#### Data shown ####

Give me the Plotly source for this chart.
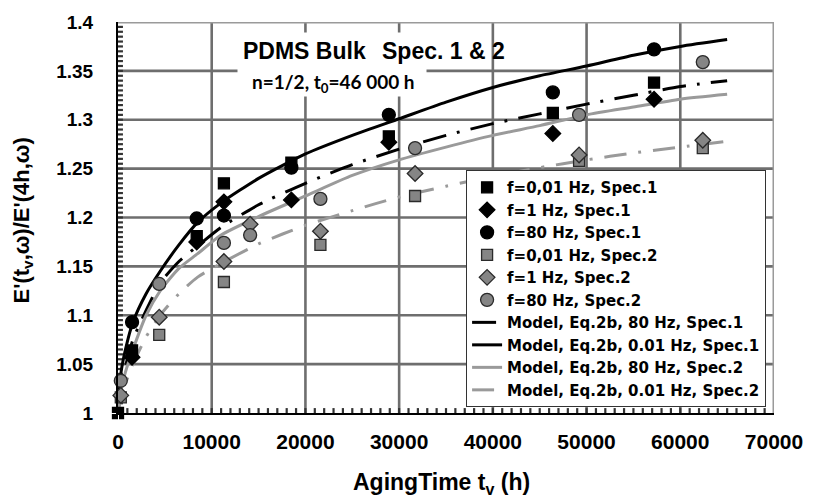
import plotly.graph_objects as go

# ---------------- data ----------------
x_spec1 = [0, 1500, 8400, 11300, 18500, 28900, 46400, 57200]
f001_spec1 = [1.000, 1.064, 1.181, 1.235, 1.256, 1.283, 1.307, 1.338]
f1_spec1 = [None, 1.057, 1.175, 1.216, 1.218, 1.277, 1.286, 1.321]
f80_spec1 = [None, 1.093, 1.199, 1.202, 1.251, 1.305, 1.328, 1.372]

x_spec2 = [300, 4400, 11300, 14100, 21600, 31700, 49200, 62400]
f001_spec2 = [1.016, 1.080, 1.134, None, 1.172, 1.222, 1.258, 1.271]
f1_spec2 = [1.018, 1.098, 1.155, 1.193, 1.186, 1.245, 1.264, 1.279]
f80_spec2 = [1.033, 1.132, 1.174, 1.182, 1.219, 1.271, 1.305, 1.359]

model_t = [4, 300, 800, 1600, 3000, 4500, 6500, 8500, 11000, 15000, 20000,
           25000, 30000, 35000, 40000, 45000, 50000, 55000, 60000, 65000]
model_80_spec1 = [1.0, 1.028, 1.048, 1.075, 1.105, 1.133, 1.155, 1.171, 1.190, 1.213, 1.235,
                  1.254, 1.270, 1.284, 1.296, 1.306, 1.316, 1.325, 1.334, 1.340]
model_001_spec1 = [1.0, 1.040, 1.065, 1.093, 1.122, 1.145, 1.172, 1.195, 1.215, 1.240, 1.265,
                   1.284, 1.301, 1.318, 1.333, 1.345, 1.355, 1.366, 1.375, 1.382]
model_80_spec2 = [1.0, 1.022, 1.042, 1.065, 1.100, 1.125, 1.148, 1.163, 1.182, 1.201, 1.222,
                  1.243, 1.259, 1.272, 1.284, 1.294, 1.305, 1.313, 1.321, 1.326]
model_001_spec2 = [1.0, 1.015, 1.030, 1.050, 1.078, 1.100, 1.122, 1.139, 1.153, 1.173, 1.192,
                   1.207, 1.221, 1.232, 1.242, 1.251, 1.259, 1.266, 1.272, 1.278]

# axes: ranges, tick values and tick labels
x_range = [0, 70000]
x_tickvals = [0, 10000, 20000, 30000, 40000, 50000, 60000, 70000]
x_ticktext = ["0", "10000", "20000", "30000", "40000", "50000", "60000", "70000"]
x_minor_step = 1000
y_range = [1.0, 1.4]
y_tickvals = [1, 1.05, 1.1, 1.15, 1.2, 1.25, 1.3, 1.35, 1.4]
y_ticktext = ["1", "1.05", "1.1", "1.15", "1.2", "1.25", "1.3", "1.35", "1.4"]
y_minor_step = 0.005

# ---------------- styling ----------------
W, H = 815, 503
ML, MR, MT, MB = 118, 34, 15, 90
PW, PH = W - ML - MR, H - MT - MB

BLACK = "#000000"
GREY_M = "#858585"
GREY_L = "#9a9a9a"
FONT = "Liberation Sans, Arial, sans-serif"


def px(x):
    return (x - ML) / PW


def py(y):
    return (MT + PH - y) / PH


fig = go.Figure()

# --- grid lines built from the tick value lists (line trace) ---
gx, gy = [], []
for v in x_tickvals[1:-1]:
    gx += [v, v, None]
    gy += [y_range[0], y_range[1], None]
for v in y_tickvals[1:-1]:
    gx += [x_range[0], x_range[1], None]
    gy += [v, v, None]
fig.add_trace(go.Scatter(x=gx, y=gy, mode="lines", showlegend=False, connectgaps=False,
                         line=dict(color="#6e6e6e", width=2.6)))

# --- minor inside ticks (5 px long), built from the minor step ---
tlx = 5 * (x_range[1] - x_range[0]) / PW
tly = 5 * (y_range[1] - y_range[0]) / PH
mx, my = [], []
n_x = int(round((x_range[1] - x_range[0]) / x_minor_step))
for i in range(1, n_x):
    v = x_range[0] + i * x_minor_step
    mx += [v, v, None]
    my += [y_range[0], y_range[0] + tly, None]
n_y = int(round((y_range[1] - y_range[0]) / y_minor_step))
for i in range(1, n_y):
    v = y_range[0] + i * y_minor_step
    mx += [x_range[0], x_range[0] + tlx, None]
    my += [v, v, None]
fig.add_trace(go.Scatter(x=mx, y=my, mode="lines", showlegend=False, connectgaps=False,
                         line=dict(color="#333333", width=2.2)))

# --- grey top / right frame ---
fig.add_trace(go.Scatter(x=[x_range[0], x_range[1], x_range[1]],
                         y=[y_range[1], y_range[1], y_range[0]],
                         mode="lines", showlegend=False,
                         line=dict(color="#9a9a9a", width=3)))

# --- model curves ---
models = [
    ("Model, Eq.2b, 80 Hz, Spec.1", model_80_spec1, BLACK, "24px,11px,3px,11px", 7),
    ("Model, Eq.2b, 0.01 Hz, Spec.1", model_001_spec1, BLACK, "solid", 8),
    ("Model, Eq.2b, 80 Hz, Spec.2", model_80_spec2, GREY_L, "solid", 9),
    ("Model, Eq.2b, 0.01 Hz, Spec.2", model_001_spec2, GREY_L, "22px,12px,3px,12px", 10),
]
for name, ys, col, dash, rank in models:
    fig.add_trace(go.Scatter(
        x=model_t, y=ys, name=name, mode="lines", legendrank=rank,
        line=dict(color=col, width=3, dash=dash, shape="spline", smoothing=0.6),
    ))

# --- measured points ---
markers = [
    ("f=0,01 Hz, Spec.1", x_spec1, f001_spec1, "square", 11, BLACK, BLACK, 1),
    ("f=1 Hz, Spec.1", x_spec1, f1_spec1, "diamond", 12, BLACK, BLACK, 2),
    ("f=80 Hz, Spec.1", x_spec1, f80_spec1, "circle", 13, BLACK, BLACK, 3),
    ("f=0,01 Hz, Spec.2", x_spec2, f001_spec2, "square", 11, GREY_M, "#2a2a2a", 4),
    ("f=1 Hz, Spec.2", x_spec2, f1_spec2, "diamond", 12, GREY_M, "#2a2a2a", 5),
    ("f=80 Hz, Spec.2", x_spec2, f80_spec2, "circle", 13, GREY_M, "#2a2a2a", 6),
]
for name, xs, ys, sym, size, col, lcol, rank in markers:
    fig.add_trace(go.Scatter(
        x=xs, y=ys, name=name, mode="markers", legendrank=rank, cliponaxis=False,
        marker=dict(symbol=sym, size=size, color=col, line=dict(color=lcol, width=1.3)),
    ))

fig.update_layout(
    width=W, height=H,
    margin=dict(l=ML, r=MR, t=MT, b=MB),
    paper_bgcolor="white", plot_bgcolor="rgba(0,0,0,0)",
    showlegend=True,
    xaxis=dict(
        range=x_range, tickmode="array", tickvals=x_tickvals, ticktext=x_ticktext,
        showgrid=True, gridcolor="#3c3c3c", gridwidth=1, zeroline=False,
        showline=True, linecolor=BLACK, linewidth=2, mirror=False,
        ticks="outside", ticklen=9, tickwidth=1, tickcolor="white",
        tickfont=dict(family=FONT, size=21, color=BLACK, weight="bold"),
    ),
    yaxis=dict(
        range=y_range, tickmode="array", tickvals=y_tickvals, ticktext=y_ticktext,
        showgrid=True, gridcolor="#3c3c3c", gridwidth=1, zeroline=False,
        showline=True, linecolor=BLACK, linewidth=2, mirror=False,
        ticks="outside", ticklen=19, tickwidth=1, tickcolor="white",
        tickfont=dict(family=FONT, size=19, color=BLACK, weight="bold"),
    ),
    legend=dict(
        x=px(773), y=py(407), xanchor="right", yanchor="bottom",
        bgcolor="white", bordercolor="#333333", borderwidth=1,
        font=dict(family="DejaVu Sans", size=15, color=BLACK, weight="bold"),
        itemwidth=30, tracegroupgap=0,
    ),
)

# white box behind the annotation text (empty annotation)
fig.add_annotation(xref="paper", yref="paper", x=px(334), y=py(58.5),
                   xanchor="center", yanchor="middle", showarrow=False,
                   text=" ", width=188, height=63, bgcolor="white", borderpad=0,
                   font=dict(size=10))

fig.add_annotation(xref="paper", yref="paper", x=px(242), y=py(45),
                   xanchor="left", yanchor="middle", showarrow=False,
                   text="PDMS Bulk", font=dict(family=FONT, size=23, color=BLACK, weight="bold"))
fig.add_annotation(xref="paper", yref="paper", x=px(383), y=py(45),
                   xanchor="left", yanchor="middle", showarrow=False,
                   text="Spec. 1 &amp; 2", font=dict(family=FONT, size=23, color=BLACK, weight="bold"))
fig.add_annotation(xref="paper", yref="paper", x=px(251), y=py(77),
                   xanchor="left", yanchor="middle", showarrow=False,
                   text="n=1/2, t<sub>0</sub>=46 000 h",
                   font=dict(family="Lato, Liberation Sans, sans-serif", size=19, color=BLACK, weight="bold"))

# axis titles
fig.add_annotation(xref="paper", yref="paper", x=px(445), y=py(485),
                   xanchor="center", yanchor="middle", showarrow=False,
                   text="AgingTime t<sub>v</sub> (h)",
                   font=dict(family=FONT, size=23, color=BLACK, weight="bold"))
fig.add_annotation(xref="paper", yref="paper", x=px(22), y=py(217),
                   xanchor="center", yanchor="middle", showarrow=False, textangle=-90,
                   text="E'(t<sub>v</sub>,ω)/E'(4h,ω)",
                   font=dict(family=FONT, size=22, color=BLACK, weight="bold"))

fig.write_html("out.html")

####

◆ Prompt
Reproduce the material above exactly, first line through the line that contains "1.305, 1.328, 1.372]", minus the pictures.

◆ Task response
Give me the Plotly source for this chart.
import plotly.graph_objects as go

# ---------------- data ----------------
x_spec1 = [0, 1500, 8400, 11300, 18500, 28900, 46400, 57200]
f001_spec1 = [1.000, 1.064, 1.181, 1.235, 1.256, 1.283, 1.307, 1.338]
f1_spec1 = [None, 1.057, 1.175, 1.216, 1.218, 1.277, 1.286, 1.321]
f80_spec1 = [None, 1.093, 1.199, 1.202, 1.251, 1.305, 1.328, 1.372]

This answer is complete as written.